E.G. How many players were in the 'Designated_hitter' position?
A single position can't appear multiple times in position bag for a player.
Pig Script and output for the sample data is listed below.
--pig script
players = load 'baseball' as (name:chararray, team:chararray,position:bag{t:(p:chararray)}, bat:map[]);
pos = foreach players generate name, flatten(position) as position;
groupbyposition = group pos by position;dump groupbyposition;
--dump groupbyposition (output of one position i.e Designated_hitter)
(Designated_hitter,{(Michael Young,Designated_hitter)})
From what I can tell you've already done all of the 'grunt' (Ha!, Pig joke) work. All there it left to do is use COUNT on the output of the GROUP BY. Something like:
groupbyposition = group pos by position ;
pos_count = FOREACH groupbyposition GENERATE group AS position, COUNT(pos) ;
Note: Using UDFs you may be able to get a more efficient solution. If you care about counting a certain few fields then it should be more efficient to filter the postion bag before hand (This is why I said UDF, I forgot you could just use a nested FILTER). For example:
pos = FOREACH players {
-- you can also add the DISTINCT that alexeipab points out here
-- make sure to change postion in the FILTER to dist!

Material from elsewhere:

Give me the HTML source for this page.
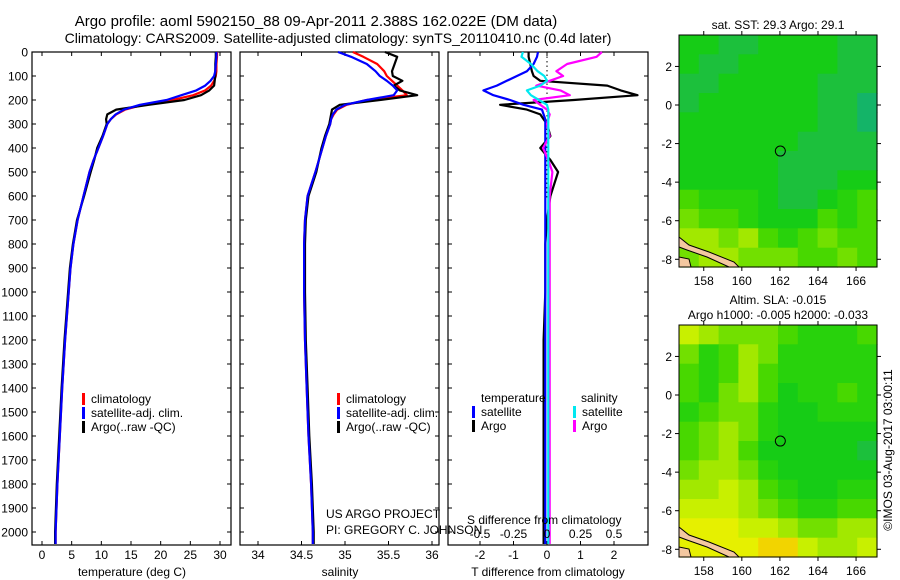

-- dist = DISTINCT position ;
filt = FILTER postion BY p MATCHES 'Designated_hitter|etc.' ;
GENERATE name, FLATTEN(filt) ;
}
If none of the positions you want appear in postion then it will create an empty bag. When empty bags are FLATTENed the row is discarded. This means you'll be FLATTENing bags of N or less elements (where N is the number of fields you want) instead of 7-15 (didn't really look at the data that closely), and the GROUP will be on significantly less data.
Notes: I'm not sure if this will be significantly faster (if at all). Also, using a UDF to preform the nested FILTER may be faster.
You can use nested DISTINCT to get the list of players and than count it.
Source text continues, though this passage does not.